Mowat:In the end, countries will sell oil to whoever wants to buy it. However, there is domestic political pressure in the US to reduce dependence on the Middle East in general and Saudi Arabia in particular. That could translate into an attempt to increase supply from other places. For example, Russia is now building a year-round port at Murmansk to supply the US.
MEED: What role will Caspian oil play in this process?
It won’t be as important as the Middle East, but it is still important. The three regions that will become bigger suppliers over the next 20 years are the Middle East, the Caspian and West Africa, probably in that order. If the US doesn’t want to rely on the Middle East, it will build up the Caspian more quickly and strongly than it might otherwise, and it seems logical that will happen. Oil production in the US is not growing and there isn’t on the horizon any apparent technological switch to reduce global dependence on oil significantly.
How will the rising dominance of Russia and the Middle East in production interlink with demand growth?
The demand will be driven by South East Asia, and India and China. So in macro terms, two things will occur. One is that there has to be a bigger transportation industry – such as we’ve seen with the east-west pipeline. Also, a logical play would be a tie-up with the upstream strength of the Middle East and the downstream penetration that some companies have – in China for example.
How far could US efforts to diversify its oil supply be realised by regime change in Iraq?

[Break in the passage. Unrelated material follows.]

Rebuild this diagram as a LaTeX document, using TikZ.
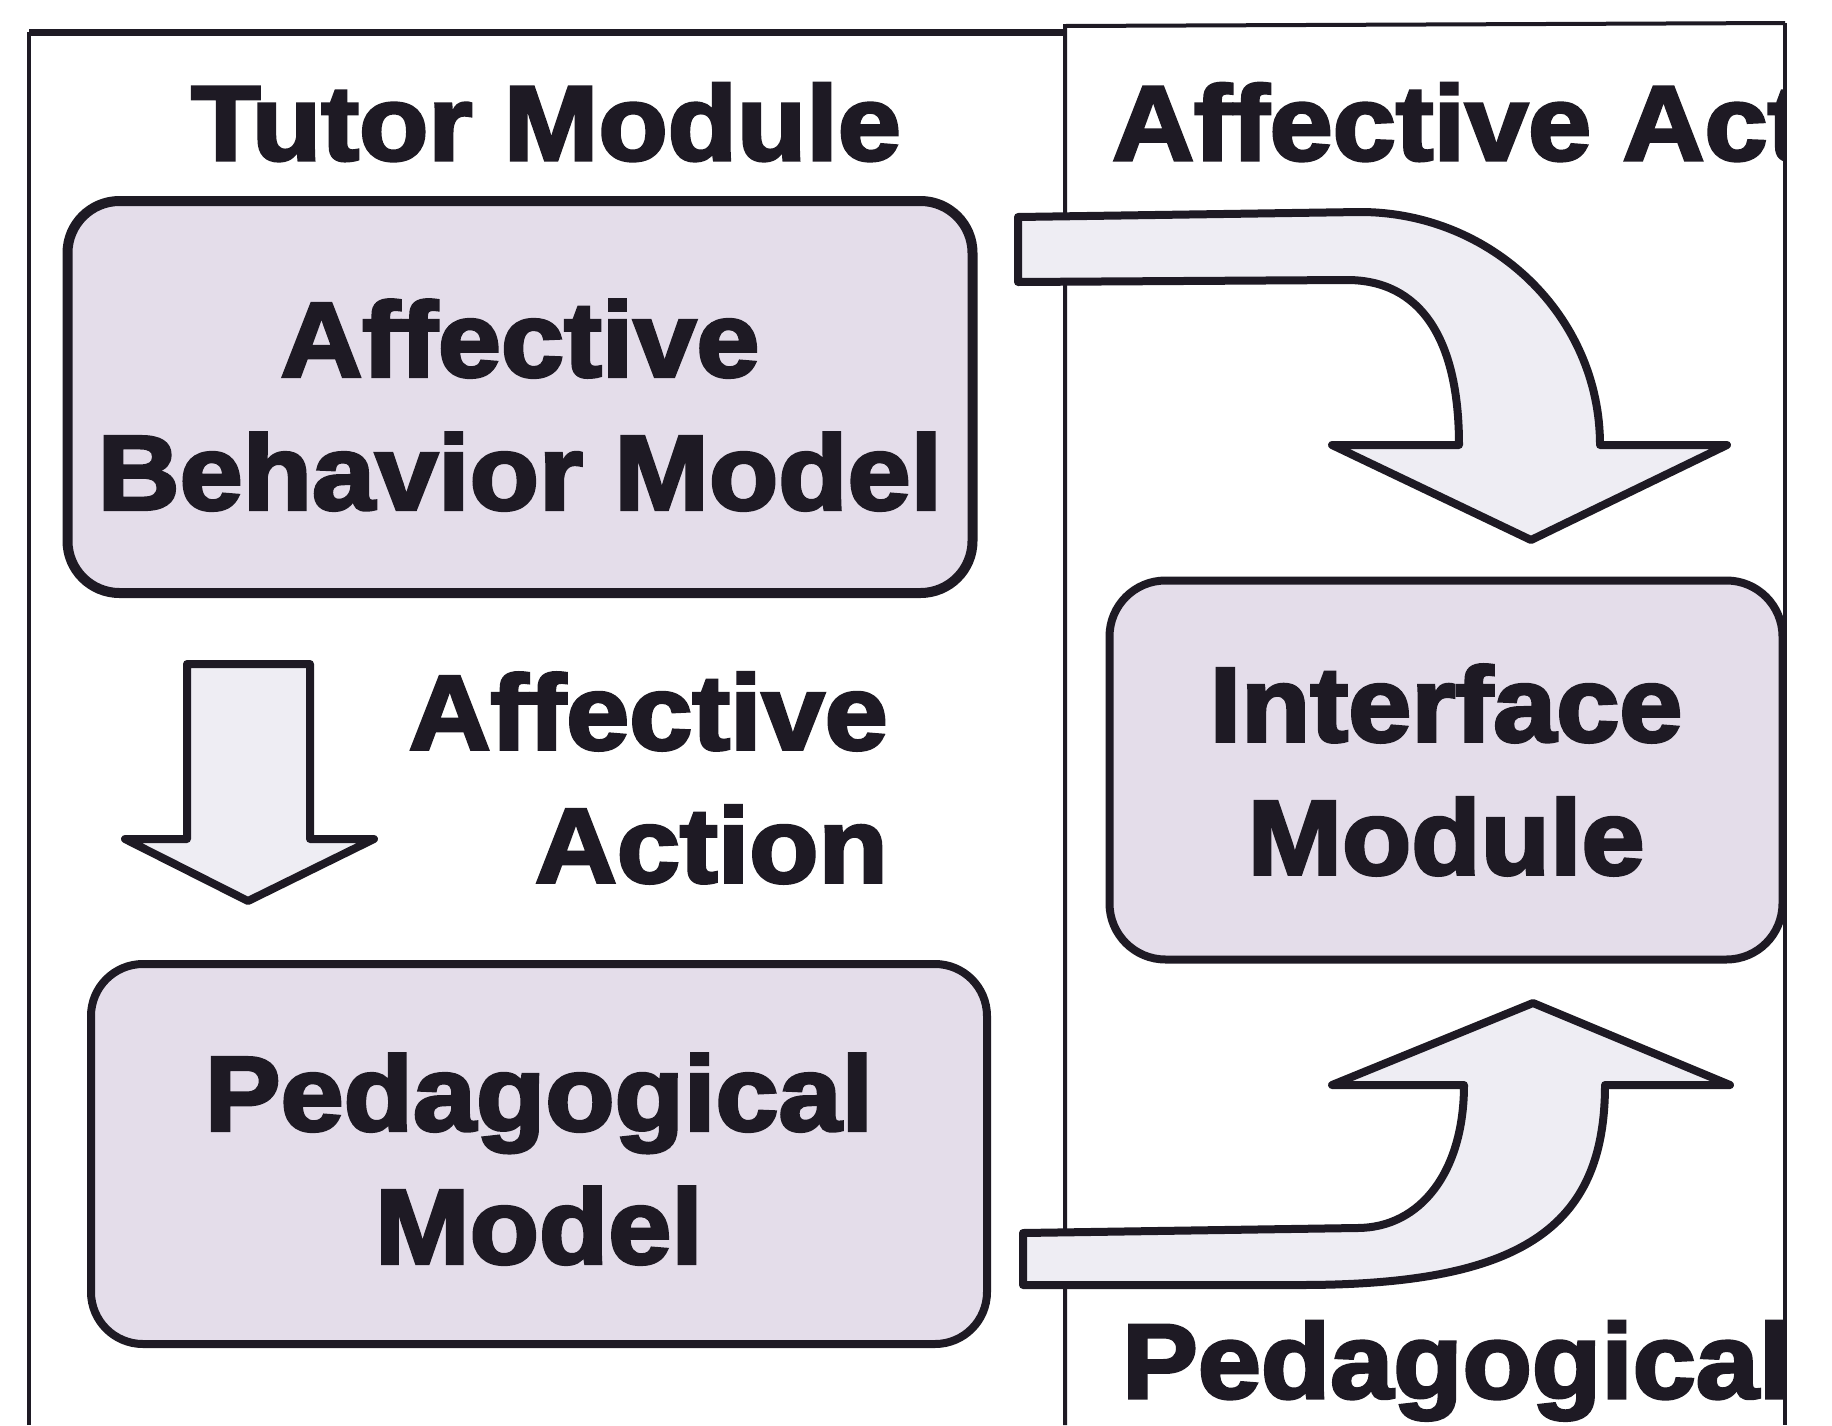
\documentclass[tikz,border=0pt]{standalone}
\usepackage{fontspec}
\setmainfont{Liberation Sans}[FakeStretch=1.07, BoldFeatures={FakeBold=3}]
\definecolor{ink}{RGB}{30,26,36}
\definecolor{boxfill}{RGB}{228,221,234}
\definecolor{arrowfill}{RGB}{238,237,243}
\begin{document}
\begin{tikzpicture}[x=1pt,y=-1pt,
  every node/.style={font=\fontsize{106}{133}\selectfont\bfseries, text=ink},
  box/.style={draw=ink, line width=8pt, rounded corners=52pt, fill=boxfill, align=center, inner sep=0pt},
  label/.style={inner sep=0pt, align=center},
  blockarrow/.style={draw=ink, line width=8pt, fill=arrowfill, line join=round},
  frame/.style={draw=ink, line width=4pt}]

\fill[white] (0,0) rectangle (1832,1425);
\useasboundingbox (0,0) rectangle (1832,1425);

% panels
\coordinate (tl) at (29,32);
\coordinate (tm) at (1065,32);
\coordinate (tr) at (1785,23);
\draw[frame] (29,1425) -- (tl);
\draw[frame, line width=7pt] (tl) -- (tm);
\draw[frame] (1065,1425) -- (1065,26) -- (tr);

% titles
\node[label, anchor=base] (tutor) at (546,160) {Tutor Module};
\begin{scope}
\clip (1066,0) rectangle (1783,300);
\node[label, anchor=base west] (affact) at (1112,160) {Affective Act};
\end{scope}
\draw[frame] (tr) -- (1785,1425);
\node[label, anchor=base west] (pedact) at (1122,1398) {Pedagogical};

% modules
\node[box, line width=10pt, minimum width=905pt, minimum height=392pt] (abm) at (520,397) {Affective\rule{0pt}{93pt}\\Behavior Model};
\node[box, minimum width=673pt, minimum height=379pt, rounded corners=56pt] (im) at (1446,770) {Interface\\Module};
\node[box, minimum width=896pt, minimum height=380pt] (pm) at (539,1154) {Pedagogical\rule{0pt}{87pt}\\Model};

% affective action
\draw[blockarrow] (187,664) -- (310,664) -- (310,839) -- (374,839) -- (248,901) -- (125,839) -- (187,839) -- cycle;
\node[label, align=right, anchor=east] (aa) at (888,778) {Affective\\Action};

% abm to interface
\draw[blockarrow] (1018,282) -- (1347,280) .. controls (1420,280) and (1459,338) .. (1459,445)
  -- (1332,445) -- (1531,540) -- (1727,445) -- (1600,445)
  .. controls (1600,316) and (1492,212) .. (1360,212) -- (1018,217) -- cycle;

% pedagogical model to interface
\draw[blockarrow] (1023,1233) -- (1357,1228) .. controls (1421,1228) and (1464,1171) .. (1464,1085)
  -- (1332,1085) -- (1533,1003) -- (1730,1085) -- (1605,1085)
  .. controls (1605,1229) and (1520,1285) .. (1300,1285) -- (1023,1285) -- cycle;

\end{tikzpicture}
\end{document}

Iraq has the world’s second largest oil reserves after Saudi Arabia, so there’s enough oil there. But it all sounds too easy. Whether the Iraqi people would all live harmoniously under a US regime while oil was taken out by Western companies seems unlikely to me. If they were able to pull it off it could fix the problem. Of course if it destabilised other parts of the region, they might find th emselves back to square one and having to do it all over again in a different country.
What other options does the US have for diversifying Middle East energy supplies?
In some ways you could argue that Iran is the most stable of Middle East countries because the pressure cooker has already blown and the country is starting again. It’s already very important in the energy world. And Iran is very open to Western companies going there. It wants help. It suffers a bit from the US State Department embargo, but it strikes me that it could become one of the more stable Western allies in the region. It could become a counter-strategy to get more friendly with Iran and build it up as a bastion of stability.
How far is the OPEC strategy of keeping prices between $22-28 a barrel sustainable?
The real difficulty is the bottom end of the target band. Specifically, there are concerns for the second quarter of next year when fuel oil will be in less demand. There’s the possibility of an oil glut coming in parallel with a second dip of a recession. Also, Russian companies are aggressively expanding and will take a lot of market share. So for OPEC to hold the bottom end, Saudi Arabia will have to drop production an awful lot and economically it can’t do that.
How long will Middle East countries have to sacrifice market share before their long-term dominance kicks in?
A lot of non-OPEC capacity will be brought on stream over the next three-four years, and that will make things difficult for OPEC. Its strategic vice over 20 years is subject to tactical fluctuations and the next three-four years is one of those.
How can oil companies best address these issues?
The most important core competency will be the ability to do deals with the people that control the oil, whether that’s in the Middle East, South America, West Africa or the former Soviet Union. For me, that’s got to be the priority. And it doesn’t just include money, it includes a proposition for technology and being able to mobilise the right people at the right time. Also, they’ll have to do projects with significant levels of localisation because that’ll be a mitigating factor in who gets the deals.
How easy will it be for companies to participate in nationalised oil markets?
In large parts of the Middle East, the oil is easily accessible, so the supermajors lose their technological edge. Historically, all countries have shown a desire to build their own oil industry after taking expertise from international oil companies. It’s exacerbated in the Middle East by the need to find a large amount of local jobs. So there’s a trade-off and a balance which is tough to find.
Could it be done through partnerships between international and national oil companies?
I don’t think Saudi Aramco, for example, needs help to produce more oil. It’s just as likely it would want a partnership with a company like Schlumberger or Halliburton, which have technological skills but aren’t direct competitors. Having said that, some companies are making big efforts to develop engineering firms that can help nationals.
How important is local knowledge for companies seeking to gain upstream access?
A company with a culture that is embracing of diversity should be well positioned. When I meet chief executives of big oil companies, the point I’m most impressed by is the knowledge they have of, for example, the Saudi royal family. For a major chief executive, that’s a core competency.
Are supermajors or independents better placed to achieve this?
Supermajors can do bigger, more difficult projects. But independents can be very successful too by focusing. The classic example is Anadarko’s work in Algeria. It picks a place and gets to know it really well. It’s an intelligent play because it can focus its resources and have the same skills, but with accessibility and without the arrogance that is perceived in the supermajors.